La liberté guidait nos pas
Par Jacques Baumel Auteur : Jacques Baumel Éditions : Éditions Plon.2004
« Résister » que Jacques Baumel a écrit en 1999, est un livre de souvenirs, une chronique des années de « malheurs exemplaires » suivant ses propres mots, telles qu’il les a vécues comme témoin et acteur de la Résistance. « La liberté guidait nos pas », son dernier livre, est une suite de portraits des compagnons d’armes illustres ou oubliés qu’il a connu et de tableaux de cette « République souterraine » dans laquelle a vécu, celui qui aujourd’hui, est sans doute l’un des derniers témoins de ces années. Secrétaire politique du mouvement Combat, puis Secrétaire général des M.U.R., plus spécialement chargé des contacts politiques avec les autres mouvements, il fut au cœur de la « planète Résistance », de ses combats contre l’occupant, des affrontements avec Londres et des rivalités entre les différents chefs. Résistant de la première heure il raconte au quotidien, cette France de l’ombre et de la rupture, avec ses règles, sa solidarité, ses drames et ses luttes.
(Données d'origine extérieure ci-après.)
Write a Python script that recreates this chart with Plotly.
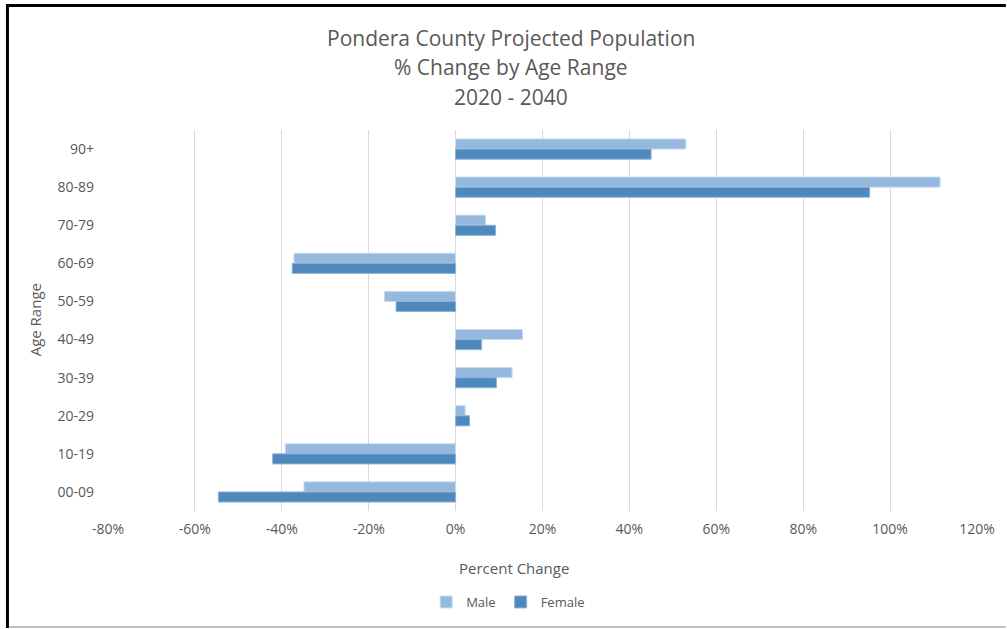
import plotly.graph_objects as go

age_ranges = ["90+", "80-89", "70-79", "60-69", "50-59", "40-49", "30-39", "20-29", "10-19", "00-09"]
male = [53.0, 111.5, 6.9, -37.2, -16.4, 15.4, 13.0, 2.2, -39.2, -34.9]
female = [45.0, 95.3, 9.2, -37.6, -13.7, 6.0, 9.4, 3.2, -42.1, -54.6]
x_ticks = [-80, -60, -40, -20, 0, 20, 40, 60, 80, 100, 120]
x_tick_labels = [f"{v}%" for v in x_ticks]

W, H = 1007, 629
L, R, T, B = 108, 981, 130, 511  # plot area in pixels

def px(x):
    return (x - L) / (R - L)

def py(y):
    return (B - y) / (B - T)

FONT = "'Open Sans', sans-serif"
GREY = "#595959"

fig = go.Figure()
fig.add_trace(go.Bar(
    y=age_ranges, x=male, name="Male", orientation="h",
    marker=dict(color="#95B8DE", line=dict(color="#C9DCF0", width=1)),
))
fig.add_trace(go.Bar(
    y=age_ranges, x=female, name="Female", orientation="h",
    marker=dict(color="#4F89BC", line=dict(color="#8DB3D8", width=1)),
))

fig.update_layout(
    width=W, height=H,
    margin=dict(l=L, r=W - R, t=T, b=H - B, pad=0),
    paper_bgcolor="white", plot_bgcolor="white",
    barmode="group", bargap=0.47, bargroupgap=0.0,
    font=dict(family=FONT, color=GREY, size=13),
    showlegend=True,
    legend=dict(orientation="h", x=px(510), xanchor="center", y=py(602), yanchor="middle",
                font=dict(size=13, color=GREY), itemwidth=30, traceorder="normal",
                tracegroupgap=0),
    xaxis=dict(range=[-80, 120], tickvals=x_ticks, ticktext=x_tick_labels,
               showgrid=True, gridcolor="#D9D9D9", gridwidth=1,
               zeroline=True, zerolinecolor="#D9D9D9", zerolinewidth=1,
               showline=False, ticks="", ticklabelstandoff=8, tickfont=dict(size=14, color=GREY)),
    yaxis=dict(type="category", categoryorder="array", categoryarray=age_ranges, autorange="reversed",
               showgrid=False, showline=False, ticks="", ticklabelstandoff=13,
               tickfont=dict(size=14, color=GREY)),
)

annotations = [
    dict(text="Pondera County Projected Population", x=px(513), y=py(38)),
    dict(text="% Change by Age Range", x=px(513), y=py(67)),
    dict(text="2020 - 2040", x=px(513), y=py(97)),
]
for a in annotations:
    fig.add_annotation(xref="paper", yref="paper", x=a["x"], y=a["y"], text=a["text"],
                       showarrow=False, xanchor="center", yanchor="middle",
                       font=dict(family=FONT, size=21, color=GREY))

fig.add_annotation(xref="paper", yref="paper", x=px(516), y=py(568), text="Percent Change",
                   showarrow=False, xanchor="center", yanchor="middle",
                   font=dict(family=FONT, size=15, color=GREY))
fig.add_annotation(xref="paper", yref="paper", x=px(35), y=py(320), text="Age Range",
                   showarrow=False, xanchor="center", yanchor="middle", textangle=-90,
                   font=dict(family=FONT, size=15, color=GREY))

# chart frame
fig.add_shape(type="line", xref="paper", yref="paper", x0=px(6), x1=px(1010), y0=py(5.5), y1=py(5.5),
              line=dict(color="black", width=3))
fig.add_shape(type="line", xref="paper", yref="paper", x0=px(7), x1=px(7), y0=py(4), y1=py(628),
              line=dict(color="black", width=3))
fig.add_shape(type="line", xref="paper", yref="paper", x0=px(9), x1=px(1010), y0=py(627), y1=py(627),
              line=dict(color="#BFBFBF", width=2))

fig.write_html("out.html")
Il rappelle, par quelques témoignages le rôle que jouèrent, les religieux qui cachèrent juifs et persécutés, les faussaires « au génie inattendu », les imprimeurs perpétuellement traqués, les centaines de femmes et de jeunes filles agents de liaison, les équipes de saboteurs des corps francs avec leurs exploits téméraires, c’est à dire tous ces « soutiers de la gloire » dont beaucoup moururent dans « l’obscurité pathétique des cales » selon la très belle phrase de Pierre Brossolette. Il décrit les lois de cette république clandestine avec ses mouvements et ses réseaux, les lois non écrites de la guerre secrète, avec ses périls, comme l’infiltration d’agents ennemis ou les retournements de résistants, ainsi que les inévitables trahisons, dont quelques unes malheureusement trop célèbres.
Au fil des pages rédigées simplement et ponctuées de citations, Jacques Baumel évoque « ces officiers de pont » avec lesquels il a travaillé, femmes et hommes souvent hors normes, qui peuplèrent la nuit résistante. Avec beaucoup d’émotion, il parle de Jean Moulin, « homme de foi et de rigueur », de Pierre Brossolette, « en avance d’une République », et d’Henri Fresnay, le « Carnot de la Résistance », qu’il rencontre très tôt, fin 40, et qui décida de son destin de résistant. Trois hommes qui se heurtèrent, trois destins exceptionnels, tragiques pour deux d’entre eux ; pour le troisième, « Charvet », Jacques Baumel laisse transparaître son regret « …qu’il ne fut, au bout du compte que le père humilié de la Résistance ». Emotion, quand il évoque l’héroïsme au féminin, de Bertie Albrecht à Geneviève de Gaulle, de Marie-Madeleine Fourcade à Lucie Aubrac. Dans cette galerie de portraits figurent bien évidemment Emmanuel d’Astier, dont la fin peu glorieuse dans l’univers de « Marx » n’est pas à la hauteur du personnage, regrette l’auteur de l’ouvrage, Bingen, Serreulles, Delestraint, Gilbert Renault dit « Remy », « Fanfan la Tulipe et le jongleur de Notre-dame », Bénouville, « l’un de mes amis les plus proches », Cavaillès « le philosophe », Michelet, « le saint »,…etc. et bien d’autres « enfants terribles de la Résistance ».
Résistant de la première heure, très vite, Jacques Baumel compris que l’architecture de la Résistance devait avoir pour clef de voûte le général de Gaulle, qu’il ne rencontra seulement et pour la première fois qu’au début de septembre 44. Devenu un fidèle du général, il l’accompagna dans l’aventure du R.P.F. D’une lecture à la fois simple et émouvante. « La Liberté guidait nos pas », est le livre de la vie au quotidien de cette épopée héroïque, avec ses grandeurs et ses misères, que fut la Résistance française.